What Is a DeFi Yield Aggregator? Yearn, Convex & Auto-Compounding (2026)
Manually optimizing DeFi yield is a full-time job — you'd need to monitor rates across dozens of protocols, move funds when opportunities shift, and compound rewards constantly. Yield aggregators automate all of this.
How Yield Aggregators Work
A yield aggregator deploys user funds across multiple DeFi protocols according to a strategy — a smart contract that defines where funds go and how rewards are harvested.
The key operations:
- Deposit — you send tokens to a vault
- Deployment — the vault puts funds to work (lending, LP positions, leveraged strategies)
- Harvest — periodically, reward tokens are sold and reinvested
- Auto-compounding — profits are added back to your position automatically
Without auto-compounding, you'd need to manually claim and reinvest rewards. At 20% APY, compounding daily vs annually can increase returns by 2-4%.
Major Yield Aggregators in 2026
Yearn Finance
The original yield aggregator, launched in 2020. Yearn vaults allocate to the highest-yielding strategy across Aave, Compound, Curve, and others — switching automatically as rates change.
- yVaults: deposit a single token, get a yield-bearing receipt token (yvUSDC, yvDAI)
- Performance fee: 20% of yield (no deposit/withdrawal fees in most vaults)
- Governance: YFI token holders vote on strategy changes
Convex Finance
Convex is specifically designed to boost Curve Finance yields. Curve rewards liquidity providers with CRV tokens; Convex stakes CRV to earn boosted rewards, then passes them to depositors without requiring users to lock CRV themselves.
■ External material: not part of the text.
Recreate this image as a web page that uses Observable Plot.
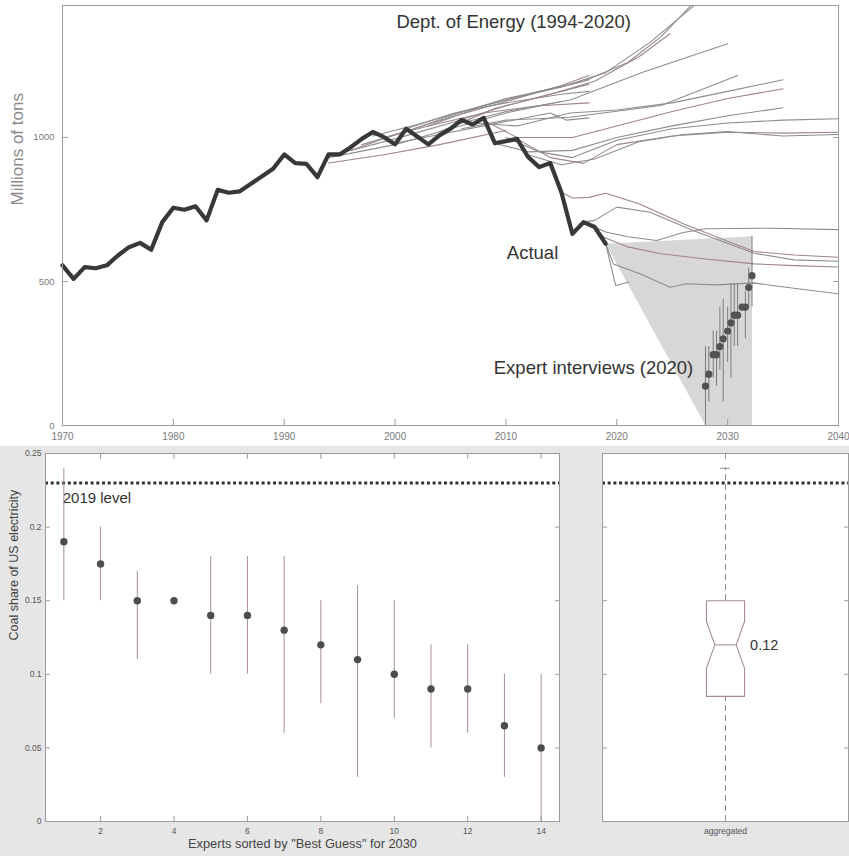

- Dominant for stablecoin and LST liquidity
- cvxCRV and vlCVX tokens represent locked positions
- Earns CRV + CVX + trading fees simultaneously
Beefy Finance
Multi-chain aggregator focused on auto-compounding. Available on 20+ chains including Ethereum, BSC, Polygon, Arbitrum, and Optimism.
- Simpler strategy set than Yearn
- Transparent strategy code on GitHub
- Charges a small performance fee (varies by strategy)
Pendle Finance
Yield tokenization — Pendle splits yield-bearing tokens into principal (PT) and yield (YT) components. Traders can buy fixed yield or speculate on yield rates. Sophisticated but high potential for capital efficiency.
Risks of Yield Aggregators
- Smart contract risk — aggregators add a layer on top of underlying protocols; bugs in either layer can cause losses
- Strategy risk — a bad strategy can lose principal (leveraged strategies are especially dangerous)
- Rug risk — smaller aggregators may have malicious or upgradeable contracts
- Oracle manipulation — some strategies rely on price oracles that can be manipulated
How to Evaluate Safety
- Is the contract audited? By whom?
- Is it upgradeable? Who controls the upgrade key?
- What's the TVL and how long has it been running?
- Does the strategy use leverage? How much?
Yearn and Convex have been running for 4+ years with billions in TVL — they have the longest safety track record. New aggregators promising 100%+ APY require far more scrutiny.
Is Auto-Compounding Worth It?
For amounts above ~$10,000, the gas cost of auto-compounding is worth it. For smaller amounts, manual compounding weekly may be more economical.
On low-fee chains (Arbitrum, Polygon, Solana), auto-compounding is efficient even for small positions.